Attitudes to privacy change. The Romans used companionable multi-holed conveniences; courtiers at Hampton Court in the reign of Henry viii shared a partitionless two-tiered bench (the waste was ducted into the Thames), and privies attached to country houses frequently had two or three adjacent seats, with smaller ones for younger members of the family. If the function of the smallest room can now be openly discussed over dinner in a restaurant, why should the room itself remain screened from view? In 1990s apartment fit-outs, a panel of sandblasted glass is often the only screening between bedroom and en-suite shower/wc. Bar 89 in Soho, New York, designed by Gilles Depardon, features a prominent wall of transparent wc cubicles; the doors become opaque when the closing mechanism passes an electric current through a gel in the laminated glass. Rick Mather Associates has used a similar material called Priva-lite (made by Saint Gobain, supplied by Solaglas and very expensive). Are we shedding a century of inhibitions inherited from the Victorians as we approach the millennium and returning to a more relaxed attitude to our bodily functions? Is the wc itself finally emerging from the closet?

Another new development is the invasion of the wc by television. An Oxford pub recently installed a tv in the gents' so that customers need not miss a second of the World Cup; tvs, tuned to baseball matches, are common in us bars and reported eye-level openings in the wall of the gents' at Lord's perform a similar sporting function. At the Paramount pub in Aberdeen and at Shimla Pinks, Birmingham, tv screens are built into the urinals. Programmes vary from the promotional to the political - this last being in direct descent from chamber-pots decorated with political villains such as Napoleon and Hitler.
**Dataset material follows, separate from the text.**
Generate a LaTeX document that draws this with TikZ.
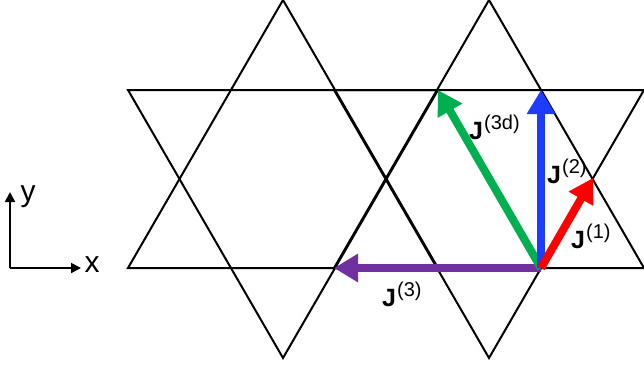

If civilisations can be measured by their provision of public conveniences, as the Victorian wc pioneer and designer George Jennings maintained, the uk would appear to be heading rapidly back to the Dark Ages. Under the 1936 Public Health Act, local authorities have 'power but no obligation' to provide public conveniences. Councils are now selling off their purpose- built conveniences, many of them fine Edwardian structures, and all we can hope for in their stead is the mis-named claustrophobic 'super loo' or apc (automatic public convenience).

Run-down public conveniences may become trouble spots, but Piers Gough's Westbourne Grove example proves triumphantly that a well-designed and cared-for convenience can make a positive contribution to an area. Architecture plb has achieved a similar transformation of a run-down convenience in Winchester (see page 35).

Concluding his 1937 article on sanitation, Lamb predicted that 'stringent regulations regarding the quantity of water used for flushing purposes' would restrict future developments of the wc. This is even more true today with water shortage driving research into efficient waterless systems (see page 45). The Millennium Dome will act as an invaluable testing ground for innovative sanitation systems, such as the waterless urinals ordered from Waterless uk which use a cartridge to trap urine and kill odours without using any water. The system has already proved a success at Heathrow Airport.

Just as the Great Exhibition of 1851 was the first event of its kind to provide public wcs to relieve 'the sufferings which must be endured by all, but more especially by females', giving many their first experience of a flushing wc, so the Millennium Dome may provide visitors with their first experience of the wc of the future - the 'waterless closet'.